• What you need to do: All entries below need to be written out exactly, but without their pictures.

• Data for this task:
——

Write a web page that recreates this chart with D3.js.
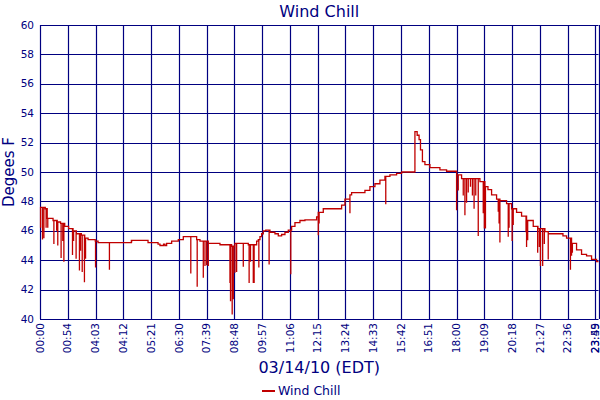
<!DOCTYPE html>
<html>
<head>
<meta charset="utf-8">
<script src="https://cdn.jsdelivr.net/npm/d3@7"></script>
<style>
  body { margin: 0; background: #fff; }
  text { font-family: "DejaVu Sans", Verdana, sans-serif; fill: #000080; }
</style>
</head>
<body>
<div id="chart"></div>
<script>
// tick labels along the bottom (one per vertical grid line)
const timeLabels = ["00:00","00:54","04:03","04:12","05:21","06:30","07:39","08:48","09:57","11:06",
  "12:15","13:24","14:33","15:42","16:51","18:00","19:09","20:18","21:27","22:36","23:45"];
const endLabel = "23:59";
const yTicks = [40, 42, 44, 46, 48, 50, 52, 54, 56, 58, 60];

// wind chill, stepped reading [slot, degF]
const chillSteps = [
  [0.00,47.6],[0.19,47.5],[0.26,46.85],[0.47,46.7],[0.62,46.6],[0.74,46.5],[0.89,46.3],[1.03,46.15],
  [1.19,46.0],[1.31,45.8],[1.49,45.7],[1.61,45.5],[1.73,45.4],[1.99,45.3],[2.09,45.2],[3.29,45.35],
  [3.89,45.2],[4.25,45.1],[4.32,45.0],[4.45,45.1],[4.5,45.0],[4.56,45.15],[4.74,45.3],[4.98,45.4],
  [5.16,45.6],[5.64,45.4],[5.76,45.3],[6.06,45.15],[6.48,45.05],[6.9,44.95],[7.02,45.15],[7.5,45.05],
  [7.8,45.3],[7.86,45.4],[7.92,45.6],[7.98,45.8],[8.04,46.0],[8.13,46.05],[8.28,45.9],[8.46,45.8],
  [8.58,45.65],[8.7,45.75],[8.82,45.9],[8.94,46.05],[9.06,46.3],[9.18,46.55],[9.36,46.7],[9.54,46.75],
  [9.96,46.95],[10.02,47.25],[10.2,47.5],[10.86,47.75],[10.98,48.15],[11.16,48.45],[11.22,48.6],
  [11.7,48.75],[11.88,49.0],[12.06,49.2],[12.24,49.45],[12.42,49.7],[12.6,49.8],[12.84,49.9],
  [13.02,50.0],[13.5,52.75],[13.58,52.5],[13.65,52.2],[13.7,51.5],[13.77,50.7],[13.86,50.5],
  [14.04,50.3],[14.4,50.15],[14.64,50.05],[15.0,49.8],[15.18,49.55],[15.84,49.35],[16.02,49.0],
  [16.13,48.8],[16.26,48.45],[16.44,48.15],[16.56,48.05],[16.8,47.85],[16.98,47.5],[17.16,47.25],
  [17.34,47.0],[17.52,46.7],[17.76,46.3],[17.93,46.15],[18.18,45.95],[18.3,45.8],[18.83,45.65],
  [18.96,45.5],[19.14,45.15],[19.32,44.7],[19.5,44.4],[19.68,44.3],[19.86,44.05],[20.04,43.9],[20.11,43.9]
];

// single-sample gust drops [slot, degF]
const chillDips = [
  [0.02,46.2],[0.09,45.4],[0.14,45.5],[0.22,46.2],[0.28,46.2],[0.5,45.1],[0.6,46.0],[0.64,45.0],
  [0.76,44.15],[0.82,45.3],[0.86,43.9],[1.17,44.35],[1.21,45.3],[1.3,44.1],[1.42,43.3],[1.46,44.65],
  [1.52,43.2],[1.6,42.5],[1.64,44.1],[2.0,43.5],[2.5,43.35],[3.3,45.2],
  [5.43,43.1],[5.66,42.2],[5.88,42.8],[5.94,43.6],[6.0,43.65],[6.06,43.6],[6.84,42.45],[6.86,41.2],
  [6.92,40.3],[6.96,41.35],[7.02,43.15],[7.08,43.2],[7.32,43.55],[7.53,42.45],[7.58,43.9],[7.68,42.45],
  [7.71,42.45],[7.88,43.5],[8.25,43.7],[9.03,43.05],
  [10.02,45.7],[10.05,46.5],[11.16,47.2],[12.45,47.8],[15.0,47.4],[15.06,48.75],[15.24,48.4],
  [15.3,47.05],[15.36,47.9],[15.42,48.6],[15.5,49.0],[15.57,48.4],[15.63,47.5],[15.69,48.4],
  [15.78,45.65],[15.96,47.2],[16.0,46.15],[16.04,46.15],[16.5,47.3],[16.53,46.5],[16.56,45.2],
  [16.86,45.6],[16.89,46.2],[17.0,45.3],[17.04,46.4],[17.5,45.9],[17.52,44.9],[17.56,45.35],
  [17.92,44.5],[17.98,44.9],[18.02,43.6],[18.1,43.6],[18.16,45.1],[18.3,44.05],[19.1,43.35],
  [19.14,44.3],[19.17,44.5]
];

const width = 600, height = 400;
const margin = {top: 25, right: 1.5, bottom: 81, left: 40};
const navy = "#000080", red = "#c00000";
const endSlot = 20.11;

const svg = d3.select("#chart").append("svg")
  .attr("width", width).attr("height", height);

const x = d3.scaleLinear().domain([0, endSlot]).range([margin.left, width - margin.right]);
const y = d3.scaleLinear().domain([40, 60]).range([height - margin.bottom, margin.top]);

// grid
const grid = svg.append("g").attr("stroke", navy).attr("stroke-width", 1.2);
grid.selectAll(".h").data(yTicks).join("line")
  .attr("x1", x(0)).attr("x2", x(endSlot))
  .attr("y1", d => Math.round(y(d)) + 0.5).attr("y2", d => Math.round(y(d)) + 0.5);
grid.selectAll(".v").data(d3.range(timeLabels.length).concat([endSlot])).join("line")
  .attr("x1", d => Math.round(x(d)) + 0.5).attr("x2", d => Math.round(x(d)) + 0.5)
  .attr("y1", y(60)).attr("y2", y(40));

// merge steps and dips into one path
function baseAt(s) {
  let v = chillSteps[0][1];
  chillSteps.forEach(p => { if (p[0] <= s) v = p[1]; });
  return v;
}
let pts = chillSteps.map(p => ({s: p[0], v: p[1], k: 0}));
chillDips.forEach(d => {
  const b = baseAt(d[0]);
  pts.push({s: d[0], v: b, k: 1}, {s: d[0], v: d[1], k: 2}, {s: d[0], v: b, k: 3});
});
pts.sort((a, b) => a.s - b.s || a.k - b.k);

const line = d3.line().curve(d3.curveStepAfter).x(d => x(d.s)).y(d => y(d.v));
svg.append("path").datum(pts)
  .attr("fill", "none").attr("stroke", red).attr("stroke-width", 1.3)
  .attr("d", line);

// y tick labels
svg.append("g").selectAll("text").data(yTicks).join("text")
  .attr("x", 34).attr("y", d => y(d)).attr("dy", "0.35em")
  .attr("text-anchor", "end").attr("font-size", 10.5)
  .text(d => d);

// x tick labels (rotated); the closing label sits just inside the edge
const xl = timeLabels.map((t, i) => [i, t, 0]).concat([[endSlot, endLabel, -3]]);
svg.append("g").selectAll("text").data(xl).join("text")
  .attr("transform", d => `translate(${x(d[0]) + d[2]},${y(40) + 4}) rotate(-90)`)
  .attr("dy", "0.35em").attr("text-anchor", "end").attr("font-size", 10.5)
  .text(d => d[1]);

// titles
svg.append("text").attr("x", (x(0) + x(endSlot)) / 2).attr("y", 17)
  .attr("text-anchor", "middle").attr("font-size", 16).text("Wind Chill");
svg.append("text").attr("transform", `translate(14,${(y(40) + y(60)) / 2}) rotate(-90)`)
  .attr("text-anchor", "middle").attr("font-size", 15).text("Degees F");
svg.append("text").attr("x", (x(0) + x(endSlot)) / 2).attr("y", 373)
  .attr("text-anchor", "middle").attr("font-size", 16).text("03/14/10 (EDT)");

// legend
svg.append("line").attr("x1", 262).attr("x2", 275).attr("y1", 391).attr("y2", 391)
  .attr("stroke", red).attr("stroke-width", 2);
svg.append("text").attr("x", 278).attr("y", 395).attr("font-size", 12.5).text("Wind Chill");
</script>
</body>
</html>
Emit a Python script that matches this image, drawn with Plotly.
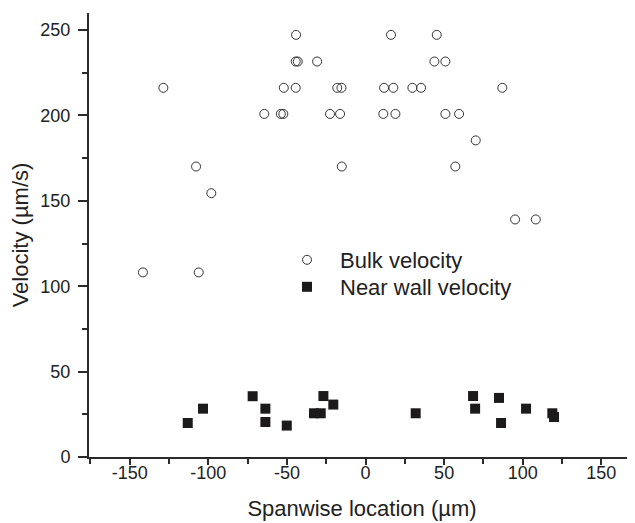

——

• Final result:
Write a web page that recreates this chart with D3.js.
<!DOCTYPE html>
<html>
<head>
<meta charset="utf-8">
<script src="https://cdn.jsdelivr.net/npm/d3@7"></script>
<style>
  body { margin: 0; background: #fff; }
  text { font-family: "DejaVu Sans", Verdana, sans-serif; fill: #000080; }
</style>
</head>
<body>
<div id="chart"></div>
<script>
// tick labels along the bottom (one per vertical grid line)
const timeLabels = ["00:00","00:54","04:03","04:12","05:21","06:30","07:39","08:48","09:57","11:06",
  "12:15","13:24","14:33","15:42","16:51","18:00","19:09","20:18","21:27","22:36","23:45"];
const endLabel = "23:59";
const yTicks = [40, 42, 44, 46, 48, 50, 52, 54, 56, 58, 60];

// wind chill, stepped reading [slot, degF]
const chillSteps = [
  [0.00,47.6],[0.19,47.5],[0.26,46.85],[0.47,46.7],[0.62,46.6],[0.74,46.5],[0.89,46.3],[1.03,46.15],
  [1.19,46.0],[1.31,45.8],[1.49,45.7],[1.61,45.5],[1.73,45.4],[1.99,45.3],[2.09,45.2],[3.29,45.35],
  [3.89,45.2],[4.25,45.1],[4.32,45.0],[4.45,45.1],[4.5,45.0],[4.56,45.15],[4.74,45.3],[4.98,45.4],
  [5.16,45.6],[5.64,45.4],[5.76,45.3],[6.06,45.15],[6.48,45.05],[6.9,44.95],[7.02,45.15],[7.5,45.05],
  [7.8,45.3],[7.86,45.4],[7.92,45.6],[7.98,45.8],[8.04,46.0],[8.13,46.05],[8.28,45.9],[8.46,45.8],
  [8.58,45.65],[8.7,45.75],[8.82,45.9],[8.94,46.05],[9.06,46.3],[9.18,46.55],[9.36,46.7],[9.54,46.75],
  [9.96,46.95],[10.02,47.25],[10.2,47.5],[10.86,47.75],[10.98,48.15],[11.16,48.45],[11.22,48.6],
  [11.7,48.75],[11.88,49.0],[12.06,49.2],[12.24,49.45],[12.42,49.7],[12.6,49.8],[12.84,49.9],
  [13.02,50.0],[13.5,52.75],[13.58,52.5],[13.65,52.2],[13.7,51.5],[13.77,50.7],[13.86,50.5],
  [14.04,50.3],[14.4,50.15],[14.64,50.05],[15.0,49.8],[15.18,49.55],[15.84,49.35],[16.02,49.0],
  [16.13,48.8],[16.26,48.45],[16.44,48.15],[16.56,48.05],[16.8,47.85],[16.98,47.5],[17.16,47.25],
  [17.34,47.0],[17.52,46.7],[17.76,46.3],[17.93,46.15],[18.18,45.95],[18.3,45.8],[18.83,45.65],
  [18.96,45.5],[19.14,45.15],[19.32,44.7],[19.5,44.4],[19.68,44.3],[19.86,44.05],[20.04,43.9],[20.11,43.9]
];

// single-sample gust drops [slot, degF]
const chillDips = [
  [0.02,46.2],[0.09,45.4],[0.14,45.5],[0.22,46.2],[0.28,46.2],[0.5,45.1],[0.6,46.0],[0.64,45.0],
  [0.76,44.15],[0.82,45.3],[0.86,43.9],[1.17,44.35],[1.21,45.3],[1.3,44.1],[1.42,43.3],[1.46,44.65],
  [1.52,43.2],[1.6,42.5],[1.64,44.1],[2.0,43.5],[2.5,43.35],[3.3,45.2],
  [5.43,43.1],[5.66,42.2],[5.88,42.8],[5.94,43.6],[6.0,43.65],[6.06,43.6],[6.84,42.45],[6.86,41.2],
  [6.92,40.3],[6.96,41.35],[7.02,43.15],[7.08,43.2],[7.32,43.55],[7.53,42.45],[7.58,43.9],[7.68,42.45],
  [7.71,42.45],[7.88,43.5],[8.25,43.7],[9.03,43.05],
  [10.02,45.7],[10.05,46.5],[11.16,47.2],[12.45,47.8],[15.0,47.4],[15.06,48.75],[15.24,48.4],
  [15.3,47.05],[15.36,47.9],[15.42,48.6],[15.5,49.0],[15.57,48.4],[15.63,47.5],[15.69,48.4],
  [15.78,45.65],[15.96,47.2],[16.0,46.15],[16.04,46.15],[16.5,47.3],[16.53,46.5],[16.56,45.2],
  [16.86,45.6],[16.89,46.2],[17.0,45.3],[17.04,46.4],[17.5,45.9],[17.52,44.9],[17.56,45.35],
  [17.92,44.5],[17.98,44.9],[18.02,43.6],[18.1,43.6],[18.16,45.1],[18.3,44.05],[19.1,43.35],
  [19.14,44.3],[19.17,44.5]
];

const width = 600, height = 400;
const margin = {top: 25, right: 1.5, bottom: 81, left: 40};
const navy = "#000080", red = "#c00000";
const endSlot = 20.11;

const svg = d3.select("#chart").append("svg")
  .attr("width", width).attr("height", height);

const x = d3.scaleLinear().domain([0, endSlot]).range([margin.left, width - margin.right]);
const y = d3.scaleLinear().domain([40, 60]).range([height - margin.bottom, margin.top]);

// grid
const grid = svg.append("g").attr("stroke", navy).attr("stroke-width", 1.2);
grid.selectAll(".h").data(yTicks).join("line")
  .attr("x1", x(0)).attr("x2", x(endSlot))
  .attr("y1", d => Math.round(y(d)) + 0.5).attr("y2", d => Math.round(y(d)) + 0.5);
grid.selectAll(".v").data(d3.range(timeLabels.length).concat([endSlot])).join("line")
  .attr("x1", d => Math.round(x(d)) + 0.5).attr("x2", d => Math.round(x(d)) + 0.5)
  .attr("y1", y(60)).attr("y2", y(40));

// merge steps and dips into one path
function baseAt(s) {
  let v = chillSteps[0][1];
  chillSteps.forEach(p => { if (p[0] <= s) v = p[1]; });
  return v;
}
let pts = chillSteps.map(p => ({s: p[0], v: p[1], k: 0}));
chillDips.forEach(d => {
  const b = baseAt(d[0]);
  pts.push({s: d[0], v: b, k: 1}, {s: d[0], v: d[1], k: 2}, {s: d[0], v: b, k: 3});
});
pts.sort((a, b) => a.s - b.s || a.k - b.k);

const line = d3.line().curve(d3.curveStepAfter).x(d => x(d.s)).y(d => y(d.v));
svg.append("path").datum(pts)
  .attr("fill", "none").attr("stroke", red).attr("stroke-width", 1.3)
  .attr("d", line);

// y tick labels
svg.append("g").selectAll("text").data(yTicks).join("text")
  .attr("x", 34).attr("y", d => y(d)).attr("dy", "0.35em")
  .attr("text-anchor", "end").attr("font-size", 10.5)
  .text(d => d);

// x tick labels (rotated); the closing label sits just inside the edge
const xl = timeLabels.map((t, i) => [i, t, 0]).concat([[endSlot, endLabel, -3]]);
svg.append("g").selectAll("text").data(xl).join("text")
  .attr("transform", d => `translate(${x(d[0]) + d[2]},${y(40) + 4}) rotate(-90)`)
  .attr("dy", "0.35em").attr("text-anchor", "end").attr("font-size", 10.5)
  .text(d => d[1]);

// titles
svg.append("text").attr("x", (x(0) + x(endSlot)) / 2).attr("y", 17)
  .attr("text-anchor", "middle").attr("font-size", 16).text("Wind Chill");
svg.append("text").attr("transform", `translate(14,${(y(40) + y(60)) / 2}) rotate(-90)`)
  .attr("text-anchor", "middle").attr("font-size", 15).text("Degees F");
svg.append("text").attr("x", (x(0) + x(endSlot)) / 2).attr("y", 373)
  .attr("text-anchor", "middle").attr("font-size", 16).text("03/14/10 (EDT)");

// legend
svg.append("line").attr("x1", 262).attr("x2", 275).attr("y1", 391).attr("y2", 391)
  .attr("stroke", red).attr("stroke-width", 2);
svg.append("text").attr("x", 278).attr("y", 395).attr("font-size", 12.5).text("Wind Chill");
</script>
</body>
</html>
Emit a Python script that matches this image, drawn with Plotly.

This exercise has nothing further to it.